> GIVEN EXERCISE
Copy all lines of the listing that include the string "with".

> GIVEN ENTRIES
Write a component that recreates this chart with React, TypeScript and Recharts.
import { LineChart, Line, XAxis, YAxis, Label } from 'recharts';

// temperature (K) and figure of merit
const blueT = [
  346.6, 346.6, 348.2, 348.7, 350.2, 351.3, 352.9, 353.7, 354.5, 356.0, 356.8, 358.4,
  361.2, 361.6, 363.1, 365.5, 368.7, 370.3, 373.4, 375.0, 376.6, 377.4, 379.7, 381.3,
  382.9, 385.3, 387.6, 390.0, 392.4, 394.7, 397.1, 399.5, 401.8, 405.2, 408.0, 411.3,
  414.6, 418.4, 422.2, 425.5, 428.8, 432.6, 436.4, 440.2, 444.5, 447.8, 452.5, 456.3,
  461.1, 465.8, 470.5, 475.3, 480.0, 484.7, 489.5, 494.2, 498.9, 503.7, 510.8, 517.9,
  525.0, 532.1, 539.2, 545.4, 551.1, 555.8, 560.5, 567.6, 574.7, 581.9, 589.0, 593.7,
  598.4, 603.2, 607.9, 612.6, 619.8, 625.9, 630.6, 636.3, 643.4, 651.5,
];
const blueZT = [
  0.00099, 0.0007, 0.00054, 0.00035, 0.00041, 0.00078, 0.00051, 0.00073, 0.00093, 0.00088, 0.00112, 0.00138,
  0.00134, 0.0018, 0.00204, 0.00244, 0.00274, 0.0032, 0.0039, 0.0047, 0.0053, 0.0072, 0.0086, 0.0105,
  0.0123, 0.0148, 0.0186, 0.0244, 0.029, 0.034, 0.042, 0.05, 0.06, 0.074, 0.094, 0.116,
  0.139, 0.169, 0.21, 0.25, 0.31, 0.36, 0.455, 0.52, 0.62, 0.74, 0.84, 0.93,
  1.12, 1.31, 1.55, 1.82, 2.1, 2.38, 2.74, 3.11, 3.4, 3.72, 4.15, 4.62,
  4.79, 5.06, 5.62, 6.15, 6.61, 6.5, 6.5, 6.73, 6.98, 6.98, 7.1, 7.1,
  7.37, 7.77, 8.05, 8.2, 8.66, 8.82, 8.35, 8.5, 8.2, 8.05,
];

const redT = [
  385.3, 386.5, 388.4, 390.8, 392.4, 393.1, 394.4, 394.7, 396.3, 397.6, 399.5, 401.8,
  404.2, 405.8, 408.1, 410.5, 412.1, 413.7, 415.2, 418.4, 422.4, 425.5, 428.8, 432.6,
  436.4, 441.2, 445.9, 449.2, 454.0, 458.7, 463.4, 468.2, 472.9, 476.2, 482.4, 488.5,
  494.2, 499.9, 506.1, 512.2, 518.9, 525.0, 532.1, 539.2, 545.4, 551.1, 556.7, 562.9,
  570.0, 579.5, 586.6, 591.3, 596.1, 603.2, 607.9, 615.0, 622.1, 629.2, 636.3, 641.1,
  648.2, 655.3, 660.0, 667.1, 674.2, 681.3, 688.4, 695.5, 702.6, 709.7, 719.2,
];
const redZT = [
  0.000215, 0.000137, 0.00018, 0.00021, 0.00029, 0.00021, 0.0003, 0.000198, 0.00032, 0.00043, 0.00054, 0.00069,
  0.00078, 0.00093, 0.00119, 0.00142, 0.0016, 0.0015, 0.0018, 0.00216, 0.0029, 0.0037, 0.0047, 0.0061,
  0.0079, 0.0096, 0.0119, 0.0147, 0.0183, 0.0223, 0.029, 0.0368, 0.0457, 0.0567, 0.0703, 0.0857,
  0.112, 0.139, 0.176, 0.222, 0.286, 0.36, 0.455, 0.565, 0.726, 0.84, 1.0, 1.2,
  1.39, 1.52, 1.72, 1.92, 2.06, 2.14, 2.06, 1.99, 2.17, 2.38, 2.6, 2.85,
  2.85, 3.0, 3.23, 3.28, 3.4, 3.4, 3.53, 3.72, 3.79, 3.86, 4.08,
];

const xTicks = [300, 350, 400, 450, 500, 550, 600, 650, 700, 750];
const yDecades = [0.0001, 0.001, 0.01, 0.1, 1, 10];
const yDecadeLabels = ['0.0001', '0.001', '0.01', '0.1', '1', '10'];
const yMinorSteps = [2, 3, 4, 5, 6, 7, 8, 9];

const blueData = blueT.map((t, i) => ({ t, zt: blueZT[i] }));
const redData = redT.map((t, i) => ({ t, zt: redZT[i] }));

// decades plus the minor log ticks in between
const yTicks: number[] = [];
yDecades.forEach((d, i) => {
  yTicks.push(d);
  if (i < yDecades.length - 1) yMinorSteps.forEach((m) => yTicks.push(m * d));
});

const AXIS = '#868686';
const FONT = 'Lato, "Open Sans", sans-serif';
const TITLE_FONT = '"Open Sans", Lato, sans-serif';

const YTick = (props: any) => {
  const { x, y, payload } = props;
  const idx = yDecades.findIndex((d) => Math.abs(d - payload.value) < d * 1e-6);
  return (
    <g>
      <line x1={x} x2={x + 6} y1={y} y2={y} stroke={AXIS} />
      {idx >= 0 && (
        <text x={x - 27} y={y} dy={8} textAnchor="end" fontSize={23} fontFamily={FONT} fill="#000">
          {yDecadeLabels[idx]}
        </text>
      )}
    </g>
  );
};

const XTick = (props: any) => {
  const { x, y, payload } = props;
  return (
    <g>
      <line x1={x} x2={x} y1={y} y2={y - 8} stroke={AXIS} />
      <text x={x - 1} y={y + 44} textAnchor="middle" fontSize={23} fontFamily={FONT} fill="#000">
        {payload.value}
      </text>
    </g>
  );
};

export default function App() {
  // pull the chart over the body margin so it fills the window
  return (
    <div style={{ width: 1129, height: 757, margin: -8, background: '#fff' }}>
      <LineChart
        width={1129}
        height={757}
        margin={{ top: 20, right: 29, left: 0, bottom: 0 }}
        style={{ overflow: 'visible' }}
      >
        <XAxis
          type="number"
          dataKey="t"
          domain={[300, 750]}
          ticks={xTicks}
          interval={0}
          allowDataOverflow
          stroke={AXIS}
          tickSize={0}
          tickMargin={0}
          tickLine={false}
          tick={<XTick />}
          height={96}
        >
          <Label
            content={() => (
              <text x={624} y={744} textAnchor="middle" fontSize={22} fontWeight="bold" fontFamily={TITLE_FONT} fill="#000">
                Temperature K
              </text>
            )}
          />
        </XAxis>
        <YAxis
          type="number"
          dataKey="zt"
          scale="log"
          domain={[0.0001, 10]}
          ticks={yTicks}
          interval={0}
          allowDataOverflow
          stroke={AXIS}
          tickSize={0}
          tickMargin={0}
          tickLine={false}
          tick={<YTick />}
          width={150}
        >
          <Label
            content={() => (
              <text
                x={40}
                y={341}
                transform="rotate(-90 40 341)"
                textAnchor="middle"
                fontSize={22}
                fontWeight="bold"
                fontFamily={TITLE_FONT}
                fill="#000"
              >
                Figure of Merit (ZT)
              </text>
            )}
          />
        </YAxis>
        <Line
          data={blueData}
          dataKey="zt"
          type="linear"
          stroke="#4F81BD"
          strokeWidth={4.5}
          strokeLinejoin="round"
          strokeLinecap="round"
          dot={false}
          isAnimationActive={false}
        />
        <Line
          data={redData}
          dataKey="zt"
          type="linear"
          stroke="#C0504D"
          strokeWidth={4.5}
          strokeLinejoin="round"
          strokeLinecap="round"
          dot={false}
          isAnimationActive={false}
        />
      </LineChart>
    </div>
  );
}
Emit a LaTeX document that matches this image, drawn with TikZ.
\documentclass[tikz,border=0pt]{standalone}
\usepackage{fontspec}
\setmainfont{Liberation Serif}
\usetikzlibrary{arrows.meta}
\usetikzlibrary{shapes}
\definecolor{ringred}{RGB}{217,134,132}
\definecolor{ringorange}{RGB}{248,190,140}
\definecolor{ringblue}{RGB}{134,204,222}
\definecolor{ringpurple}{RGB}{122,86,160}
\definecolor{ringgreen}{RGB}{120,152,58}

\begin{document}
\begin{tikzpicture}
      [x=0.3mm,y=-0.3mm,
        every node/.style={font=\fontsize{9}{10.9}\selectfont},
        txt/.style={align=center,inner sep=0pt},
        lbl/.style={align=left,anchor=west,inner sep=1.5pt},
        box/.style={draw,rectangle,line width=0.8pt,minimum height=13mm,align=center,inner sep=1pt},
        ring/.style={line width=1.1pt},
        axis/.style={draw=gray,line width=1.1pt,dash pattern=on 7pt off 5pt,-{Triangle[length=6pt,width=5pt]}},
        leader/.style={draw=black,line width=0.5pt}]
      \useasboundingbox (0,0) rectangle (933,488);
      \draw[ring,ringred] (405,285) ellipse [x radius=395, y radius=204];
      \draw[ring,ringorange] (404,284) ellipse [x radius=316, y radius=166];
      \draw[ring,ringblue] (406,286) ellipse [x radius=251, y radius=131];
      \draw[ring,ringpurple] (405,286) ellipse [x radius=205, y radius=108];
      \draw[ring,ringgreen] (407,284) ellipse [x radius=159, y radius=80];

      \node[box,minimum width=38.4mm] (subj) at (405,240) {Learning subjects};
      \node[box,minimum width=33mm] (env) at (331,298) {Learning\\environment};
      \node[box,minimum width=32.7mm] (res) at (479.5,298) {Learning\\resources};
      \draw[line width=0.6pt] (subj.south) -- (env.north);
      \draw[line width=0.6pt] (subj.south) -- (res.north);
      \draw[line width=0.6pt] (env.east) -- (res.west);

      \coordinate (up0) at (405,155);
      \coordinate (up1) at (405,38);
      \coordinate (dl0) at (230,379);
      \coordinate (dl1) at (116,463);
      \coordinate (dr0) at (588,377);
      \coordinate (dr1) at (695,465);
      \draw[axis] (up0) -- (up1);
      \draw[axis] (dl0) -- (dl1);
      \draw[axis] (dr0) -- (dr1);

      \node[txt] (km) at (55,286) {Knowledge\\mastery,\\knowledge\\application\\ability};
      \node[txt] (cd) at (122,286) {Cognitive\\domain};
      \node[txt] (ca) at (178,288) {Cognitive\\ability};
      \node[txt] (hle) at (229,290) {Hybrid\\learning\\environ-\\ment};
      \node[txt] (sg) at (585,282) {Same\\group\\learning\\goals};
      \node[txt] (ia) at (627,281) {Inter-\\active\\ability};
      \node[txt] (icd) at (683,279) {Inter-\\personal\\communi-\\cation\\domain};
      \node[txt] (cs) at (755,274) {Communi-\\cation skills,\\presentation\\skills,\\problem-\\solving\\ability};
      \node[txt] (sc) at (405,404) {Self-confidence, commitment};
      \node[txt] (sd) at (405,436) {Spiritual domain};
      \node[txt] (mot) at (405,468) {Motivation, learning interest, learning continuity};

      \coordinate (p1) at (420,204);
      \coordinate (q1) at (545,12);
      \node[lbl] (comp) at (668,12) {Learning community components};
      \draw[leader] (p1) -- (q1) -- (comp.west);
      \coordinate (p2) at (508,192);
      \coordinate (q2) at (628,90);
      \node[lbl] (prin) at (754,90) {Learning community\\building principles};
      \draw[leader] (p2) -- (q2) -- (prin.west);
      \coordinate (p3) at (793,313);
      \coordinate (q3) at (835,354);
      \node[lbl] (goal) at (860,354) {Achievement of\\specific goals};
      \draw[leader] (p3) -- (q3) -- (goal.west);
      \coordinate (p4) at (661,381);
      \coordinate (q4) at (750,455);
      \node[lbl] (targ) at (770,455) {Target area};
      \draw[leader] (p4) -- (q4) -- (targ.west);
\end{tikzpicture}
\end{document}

> FINISHED TASK
Write a component that recreates this chart with React, TypeScript and Recharts.
Emit a LaTeX document that matches this image, drawn with TikZ.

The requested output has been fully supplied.